Dudek told the judge that he had an affidavit explaining that Hill had told him he did not know who Gagnon was, and that he was not connected to him in any way.

Dudek attempted to use that as evidence Monday, but the judge dismissed it.

Hill was brought in for testimony but used his 5th Amendment rights. The judge allowed it, and Hill did not testify.

The final witness Dudek called was Robert Troy Taylor.

Taylor is currently serving life without parole for criminal sexual conduct with a minor.

Taylor said in court that the man who was cellmates with Gagnon, Robert Mullins, lied about Gagnon confessing the murder to him.

Mullins was eventually transferred to a different prison where Taylor was. There, Taylor said Mullins confessed to him that he had lied about the confession.

After closing statements the judge asked Dudek if he could present the dates he became aware of the new evidence he is claiming.
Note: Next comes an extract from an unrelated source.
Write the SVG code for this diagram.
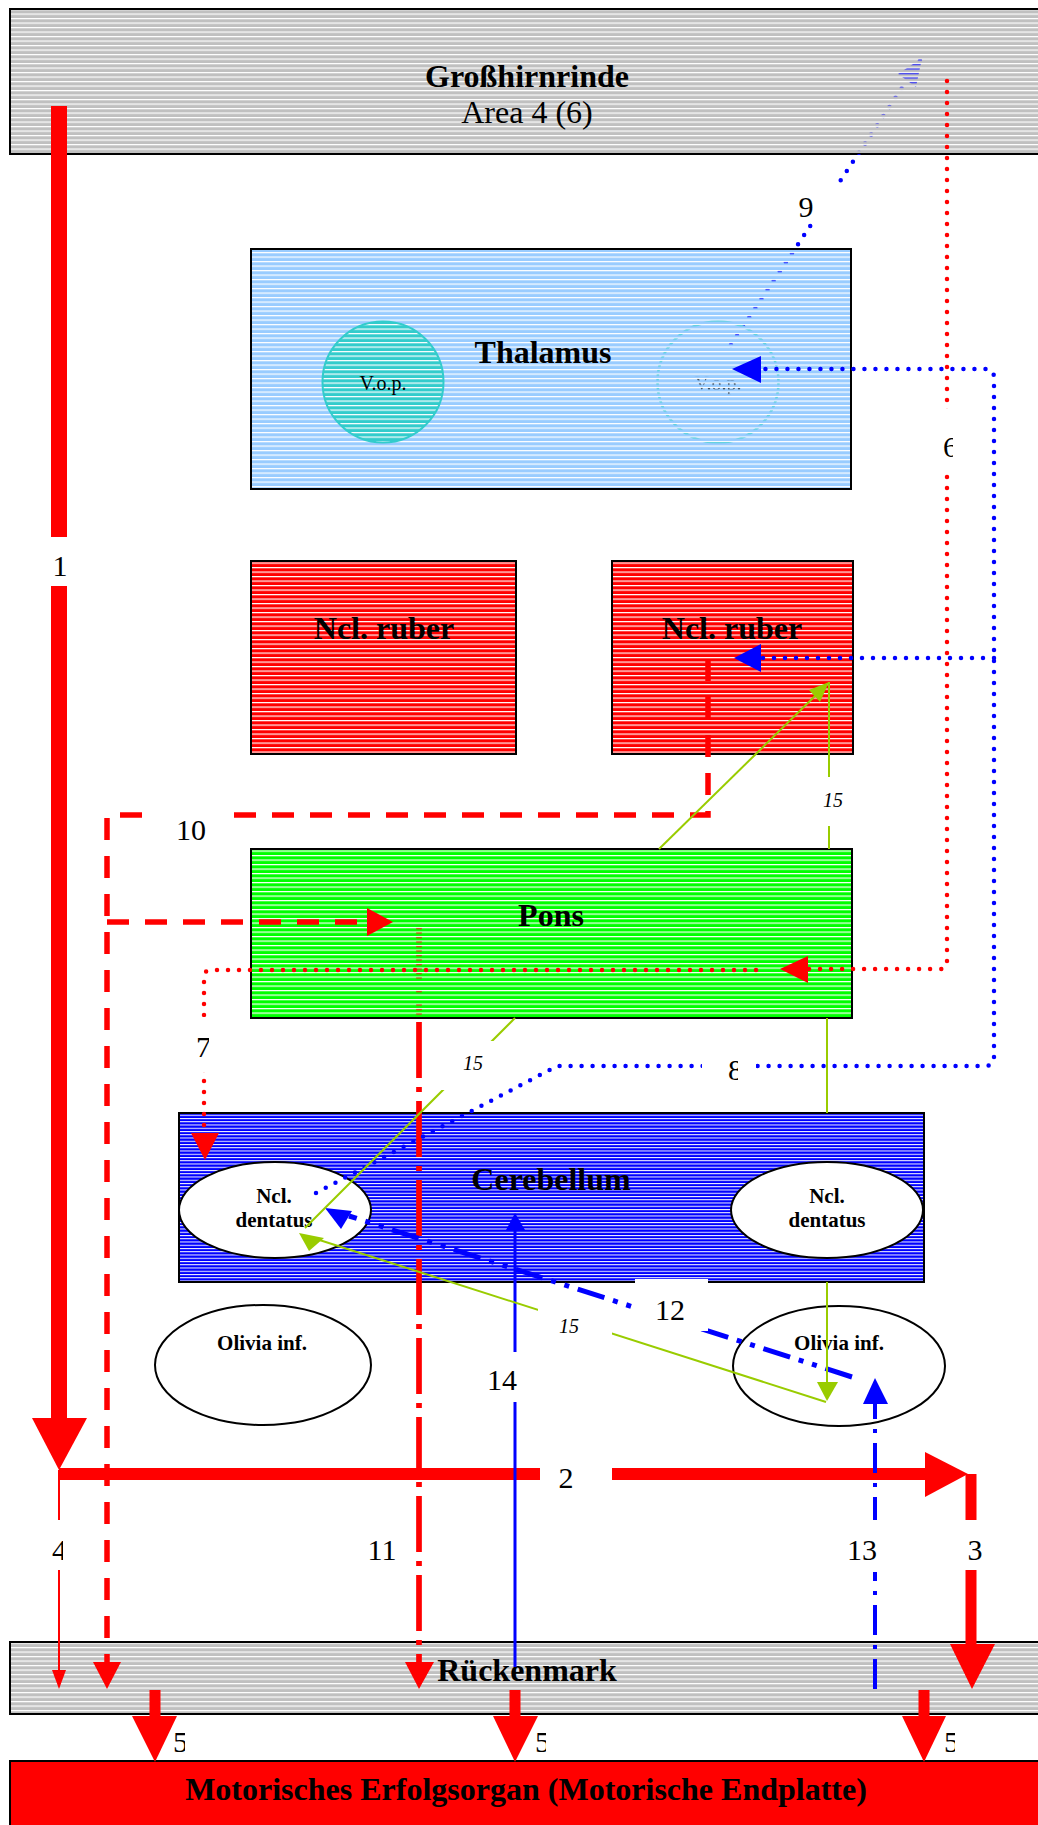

According to South Carolina law, to file an appeal for a new trial, it must come before one year of the date you learn of the new evidence.

Judge John did not feel like the information was there Monday to make a ruling.

Judge John gave Dudek 10 days to present the dates of all the new evidence he is claiming to show that it is within that year time limit.

NewsChannel 15 will bring you the decision that Judge John makes after he reviews the case.